Some programs need to continually create and destroy new tasks that will run in separate threads. One example is a server that accepts connections from many clients, and spawns a new task to serve each one.
Creating a new thread for each new task is expensive; In many programs, the cost of creating the thread can be significantly higher than the cost of performing the task. Instead of letting a thread die after it has finished one task, wouldn't it be better to use the same thread over again to perform the next one?
That's what a thread pool does: It manages and re-uses a controlled number of worker threads, to perform your program's tasks.
Your two examples show two different ways of creating a single thread that will perform a single task, but there's no context. How much work will that task perform? How long will it take?
The first example is a perfectly acceptable way to create a thread that will run for a long time---a thread that must exist for the entire lifetime of the program, or a thread that performs a task so big that the cost of creating and destroying the thread is not significant.
Your second example makes no sense though because it creates a thread pool just to execute one Runnable. Creating a thread pool for one Runnable (or worse, for each new task) completely defeats the purpose of the thread-pool which is to re-use threads.
P.S.: If you are writing code that will become part of some larger system, and you are worried about the "right way" to create threads, then you probably should also learn what problem the java.util.concurrent.ThreadFactory interface was meant to solve.
Google is your friend.
According to documentation of ThreadPoolExecutor
Thread pools address two different problems: they usually provide
improved performance when executing large numbers of asynchronous
tasks, due to reduced per-task invocation overhead, and they provide a
means of bounding and managing the resources, including threads,
consumed when executing a collection of tasks. Each ThreadPoolExecutor
also maintains some basic statistics, such as the number of completed
tasks.
First approach is suitable for me if I want to spawn single background processing and for small applications.
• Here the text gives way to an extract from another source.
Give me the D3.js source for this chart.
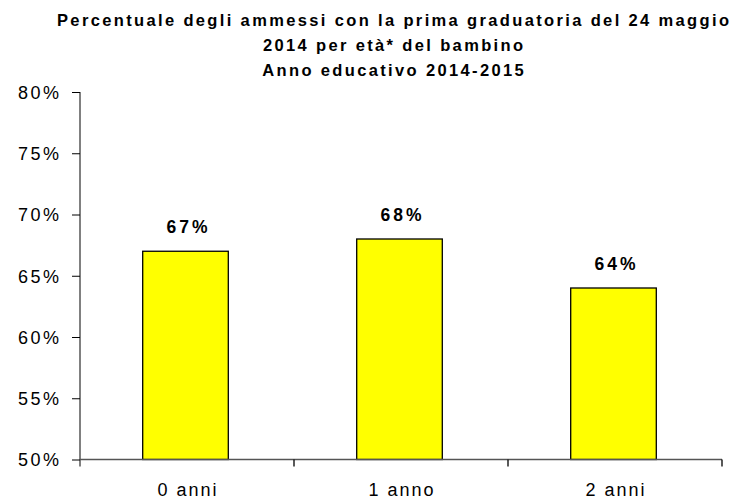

I will prefer second approach for controlled thread execution environment. If I use ThreadPoolExecutor, I am sure that 1 thread will be running at time , even If I submit more threads to executor. Such cases are tend to happen if you consider large enterprise application, where threading logic is not exposed to other modules. In large enterprise application , you want to control the number of concurrent running threads. So second approach is more pereferable if you are designing enterprise or large scale applications.